Contudo, ao cantar o fogo-fátuo da melancolia sem fim e o espesso nevoeiro da desencantada realidade lusitana, Fernando Pessoa não estava rigorosamente abrindo sendas. Recordo-me de uma brilhante passagem de Sérgio Buarque em Raízes do Brasil, na qual ele menciona que mesmo em Camões já há um escapismo, visto que ela já cantava as glórias do passado recente em vez do presente, mas isso é assunto para outro artigo, a propósito das contradições da épica, pois nem em Camões nem em Fernando Pessoa, ao contrário de Virgílio (poeta oficial romano nos tempos de Octávio Augusto), havia, aliado à glória ou à sua perda, a materialidade de um império que dominava o mundo.
Antes de explorar as vertentes da ode antiépica e da despersonalização psicológica, para mim, na ocasião do “dia triunfal” é mais apropriado falar do indiscutível projeto filosófico de Fernando Pessoa. Fontes ancestrais de um mesmo riacho da linguagem, a principal contribuição da poesia à filosofia é a criação de mitos individuais que logo se tornam patrimônio social compartilhado. Nos termos do poeta e filósofo carioca Antonio Cicero, criar mitos é precisamente um dos índices de modernidade em poesia, pois se trata de uma criação de um indivíduo que ganha o mundo. É claro que, neste caso, as fronteiras entre mito, filosofia e poesia são móveis, vide o exemplo óbvio de Platão: embora fosse filósofo e renegasse o papel do poeta na polis, Platão foi um criador de mitos; portanto, de alguma maneira, ao criar mitos como o de Atlântida, o continente perdido, contraditoriamente estava no campo da poesia.

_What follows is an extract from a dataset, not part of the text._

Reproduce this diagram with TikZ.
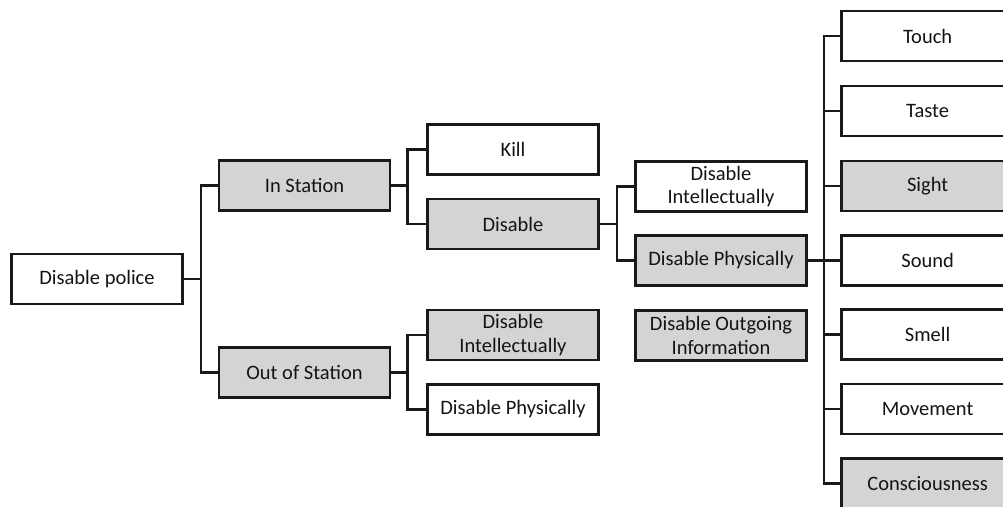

Fernando Pessoa tinha muita clareza de tudo isso, ele repetia insistentemente que o mais reles poeta da província tinha algo da grandeza de Homero. Há um heterônimo estritamente filosófico em Fernando Pessoa, Antonio Mora, junto com Álvaro de Campos (o poeta moderno) e Ricardo Reis (o poeta clássico), um discípulo fundamental de Alberto Caeiro (o poeta pagão). De alguma maneira, o paganismo espontâneo de Caeiro é repaginado em termos de filosofia de jargão acadêmico por Antonio Mora.

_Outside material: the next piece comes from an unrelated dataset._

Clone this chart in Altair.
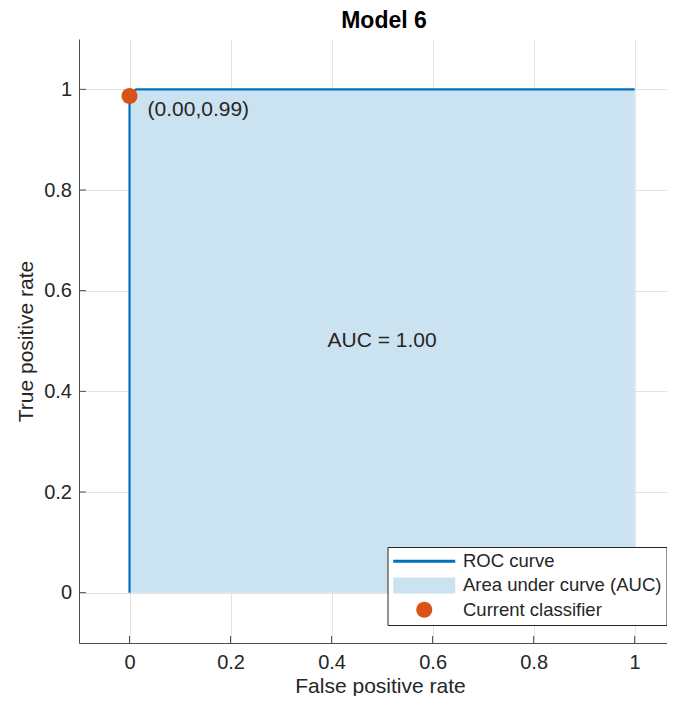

Nesta trama de heterônimos, chega-se à concepção desejada por Fernando Pessoa como uma utopia para mundo. Um mundo, enfim, no qual o ser humano e a poesia se confundem, não há não há divisão, nem trauma, nem tormenta romântica, embora, é claro, é humano, deva haver dor e melancolia. Ouro puro, água límpida de riacho.
O poeta liberto da alienação, um poeta alegre em sua discrição e principalmente fiel ao mundo que viveu e descreve sem preocupações estritas com realismo, embora totalmente imerso na realidade. Qual o poeta desta linhagem, senão Alberto Caiero, em sua espontaneidade? Mesmo assim, há “fingimento” em Caiero – deslindado por Antonio Mora, por outro lado quando também se trata na verdade de poetizar os fundamentos da filosofia empírica, sob o disfarce de um panteísmo espinosiano. Encerro o presente artigo, como não poderia deixar de ser, com uma mensagem enigmática: Caeiro é espontaneidade, mas também metalinguagem, filosofia da filosofia.